--- Start ---

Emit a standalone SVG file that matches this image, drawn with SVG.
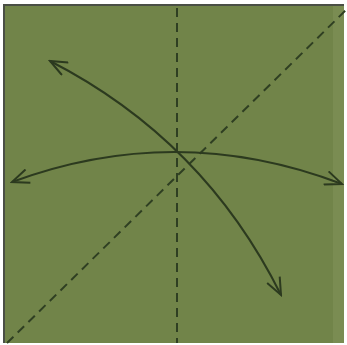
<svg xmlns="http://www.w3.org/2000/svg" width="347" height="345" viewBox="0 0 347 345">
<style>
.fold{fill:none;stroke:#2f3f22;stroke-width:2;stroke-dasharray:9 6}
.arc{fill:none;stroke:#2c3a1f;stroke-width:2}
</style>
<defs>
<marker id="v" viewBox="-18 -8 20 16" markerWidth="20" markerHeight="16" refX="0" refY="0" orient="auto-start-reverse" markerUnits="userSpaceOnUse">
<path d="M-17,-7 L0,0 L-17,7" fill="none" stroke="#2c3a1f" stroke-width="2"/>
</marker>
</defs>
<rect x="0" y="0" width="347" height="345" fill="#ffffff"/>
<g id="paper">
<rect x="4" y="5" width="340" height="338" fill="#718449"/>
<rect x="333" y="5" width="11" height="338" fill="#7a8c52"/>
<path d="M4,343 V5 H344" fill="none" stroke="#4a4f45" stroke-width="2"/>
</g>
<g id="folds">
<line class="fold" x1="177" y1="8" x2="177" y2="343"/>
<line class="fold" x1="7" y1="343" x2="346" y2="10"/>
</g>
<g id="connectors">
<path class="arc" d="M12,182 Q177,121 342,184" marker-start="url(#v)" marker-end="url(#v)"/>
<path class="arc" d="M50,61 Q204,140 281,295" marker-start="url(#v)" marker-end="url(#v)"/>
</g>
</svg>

--- End ---

EXERCISE BRIEF: Write the full listing out again with every line unchanged, but include no pictures.

WRITTEN SOLUTION:
Emit a standalone SVG file that matches this image, drawn with SVG.
<svg xmlns="http://www.w3.org/2000/svg" width="347" height="345" viewBox="0 0 347 345">
<style>
.fold{fill:none;stroke:#2f3f22;stroke-width:2;stroke-dasharray:9 6}
.arc{fill:none;stroke:#2c3a1f;stroke-width:2}
</style>
<defs>
<marker id="v" viewBox="-18 -8 20 16" markerWidth="20" markerHeight="16" refX="0" refY="0" orient="auto-start-reverse" markerUnits="userSpaceOnUse">
<path d="M-17,-7 L0,0 L-17,7" fill="none" stroke="#2c3a1f" stroke-width="2"/>
</marker>
</defs>
<rect x="0" y="0" width="347" height="345" fill="#ffffff"/>
<g id="paper">
<rect x="4" y="5" width="340" height="338" fill="#718449"/>
<rect x="333" y="5" width="11" height="338" fill="#7a8c52"/>
<path d="M4,343 V5 H344" fill="none" stroke="#4a4f45" stroke-width="2"/>
</g>
<g id="folds">
<line class="fold" x1="177" y1="8" x2="177" y2="343"/>
<line class="fold" x1="7" y1="343" x2="346" y2="10"/>
</g>
<g id="connectors">
<path class="arc" d="M12,182 Q177,121 342,184" marker-start="url(#v)" marker-end="url(#v)"/>
<path class="arc" d="M50,61 Q204,140 281,295" marker-start="url(#v)" marker-end="url(#v)"/>
</g>
</svg>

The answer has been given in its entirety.